A investigação ao grupo
Depois de trabalhar com outras empresas, Cavalleri fundou a
Iguarivarius para exportar produtos, mas depois de conseguir estar a trabalhar
em 36 países diferentes percebeu que podia diversificar a sua área de negócio,
como explicou ao Jornal de Negócios. O Grupovarius foi
assim reestruturado em 2016 e nele se integram a Iguarivarius —
detentora do capital de todas as outras empresas do grupo –, a Agrovarius, a
Industrivarius, a Sitvarius, a Metalovarius e a Racingvarius (esta dedica-se a
vender passeios e corridas em carros topo de gama).

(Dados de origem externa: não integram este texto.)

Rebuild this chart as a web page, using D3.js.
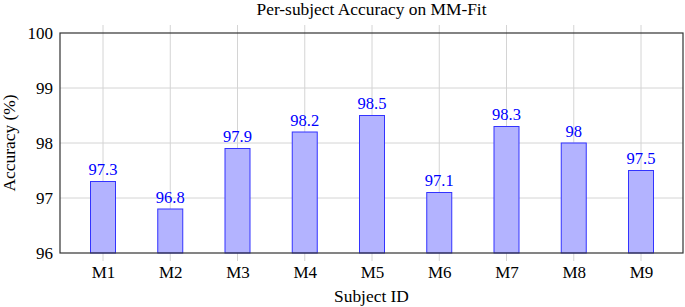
<!DOCTYPE html>
<html>
<head>
<meta charset="utf-8">
<script src="https://cdn.jsdelivr.net/npm/d3@7"></script>
<style>
  body { margin: 0; background: #fff; }
  svg { display: block; font-family: 'Liberation Serif', 'Times New Roman', serif; }
</style>
</head>
<body>
<div id="chart"></div>
<script>
const subjects = ['M1', 'M2', 'M3', 'M4', 'M5', 'M6', 'M7', 'M8', 'M9'];
const accuracy = [97.3, 96.8, 97.9, 98.2, 98.5, 97.1, 98.3, 98, 97.5];
const yTicks = [96, 97, 98, 99, 100];

const width = 685;
const height = 307;
const margin = { top: 33, right: 2, bottom: 54, left: 60 };
const innerW = width - margin.left - margin.right;
const innerH = height - margin.top - margin.bottom;

const svg = d3.select('#chart').append('svg').attr('width', width).attr('height', height);
const g = svg.append('g').attr('transform', `translate(${margin.left},${margin.top})`);

const x = d3.scalePoint().domain(subjects).range([43, innerW - 42]);
const y = d3.scaleLinear().domain([96, 100]).range([innerH, 0]);
const barW = 25;

// grid
g.selectAll('line.hgrid')
  .data(yTicks.slice(1, -1))
  .join('line')
  .attr('x1', 0).attr('x2', innerW)
  .attr('y1', (d) => y(d)).attr('y2', (d) => y(d))
  .attr('stroke', '#d4d4d4').attr('stroke-width', 1);

g.selectAll('line.vgrid')
  .data(subjects)
  .join('line')
  .attr('x1', (d) => x(d)).attr('x2', (d) => x(d))
  .attr('y1', -8).attr('y2', innerH + 8)
  .attr('stroke', '#d4d4d4').attr('stroke-width', 1);

// bars
g.selectAll('rect.bar')
  .data(accuracy)
  .join('rect')
  .attr('x', (d, i) => x(subjects[i]) - barW / 2)
  .attr('y', (d) => y(d))
  .attr('width', barW)
  .attr('height', (d) => innerH - y(d))
  .attr('fill', '#b3b3ff')
  .attr('stroke', '#3333ff')
  .attr('stroke-width', 1);

g.selectAll('text.val')
  .data(accuracy)
  .join('text')
  .attr('x', (d, i) => x(subjects[i]))
  .attr('y', (d) => y(d) - 6.5)
  .attr('text-anchor', 'middle')
  .attr('font-size', 16.5)
  .attr('fill', '#0000ff')
  .text((d) => d);

// frame
g.append('rect')
  .attr('width', innerW).attr('height', innerH)
  .attr('fill', 'none').attr('stroke', '#333').attr('stroke-width', 1.2);

// axes (labels only, frame drawn above)
const yAxis = g.append('g').call(d3.axisLeft(y).tickValues(yTicks).tickSize(0).tickPadding(7).tickFormat(d3.format('d')));
yAxis.select('.domain').remove();
yAxis.selectAll('text').attr('font-size', 17).attr('font-family', 'Liberation Serif').attr('fill', '#000');

const xAxis = g.append('g').attr('transform', `translate(0,${innerH})`).call(d3.axisBottom(x).tickSize(0).tickPadding(13));
xAxis.select('.domain').remove();
xAxis.selectAll('text').attr('font-size', 17).attr('font-family', 'Liberation Serif').attr('fill', '#000');

svg.append('text')
  .attr('x', margin.left + innerW / 2).attr('y', 15)
  .attr('text-anchor', 'middle').attr('font-size', 17.4)
  .text('Per-subject Accuracy on MM-Fit');

svg.append('text')
  .attr('x', margin.left + innerW / 2).attr('y', 302)
  .attr('text-anchor', 'middle').attr('font-size', 17.4)
  .text('Subject ID');

svg.append('text')
  .attr('transform', `translate(15,${margin.top + innerH / 2}) rotate(-90)`)
  .attr('text-anchor', 'middle').attr('font-size', 17.4)
  .text('Accuracy (%)');
</script>
</body>
</html>
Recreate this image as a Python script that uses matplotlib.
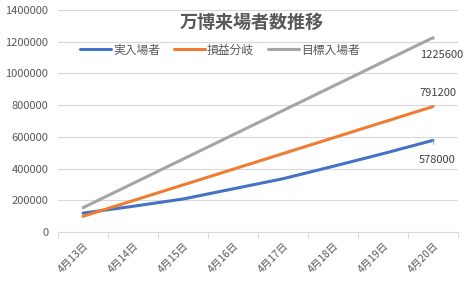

A presença do grupo a nível internacional é visível na página
da Internet, traduzida em sete outras línguas. Esta rápida ascensão, no
entanto, despertou suspeitas junto das autoridades. Segundo uma reportagem do
programa Sexta às Nove, da RTP, no final do ano passado a Direção Geral
de Alimentação e Veterinária e a ASAE estavam a colaborar com o Ministério
Público numa investigação à empresa. Estava em causa o rápido
enriquecimento da empresa e alegados crimes de evasão fiscal e branqueamento de
capitais. Também era investigada a alegada exportação de carne espanhola
rotulada como portuguesa. O Observador apurou junto do Ministério Público que o
inquérito foi aberto há cerca de um ano, mas ainda não há informações sobre o
seu desenvolvimento.
Na altura, a empresa disse desconhecer qualquer
investigação e informou que iria prestar todos os esclarecimentos
necessários ao Ministério Público. Esta quinta-feira, ao Observador, Miguel
Guedes, responsável pela comunicação da empresa (que foi assessor de Paulo
Portas quando o centrista era ministro), disse que iria enviar um comunicado
com todos os esclarecimentos sobre a situação que levou agora a Venezuela a
acusar Portugal de ter “sabotado” a entrega de pernil. Mas até ao momento não
enviou nada. E também não atende o telefone. Na empresa, remetem informações
para Miguel Guedes.
Já a Raporal, uma das empresas contratualizadas pela
Agrovarius para fornecimento de pernil para a Venezuela, emitiu esta
quinta-feira um comunicado onde afirma que a carne não seguiu para
aquele país por
falta de pagamento.
O Observador também tentou contactar Mário Lino, mas até ao
momento sem sucesso. A última aparição pública do ex-ministro pela
empresa foi em junho, quando surgiu numa fotografia do Facebook do
Grupovarius com o presidente do Sporting, Bruno de Carvalho. O grupo é
patrocinador do Judo SCP.
Mário Lino apareceu também no final do ano passado numa
cerimónia no Casino Estoril em que o grupo doou 30 mil euros à
associação Comunidade Vida e Paz. Nessa gala, Alexandre Cavalleri lançou um
livro sobre o seu percurso profissional. Chama-se A História do Sucesso.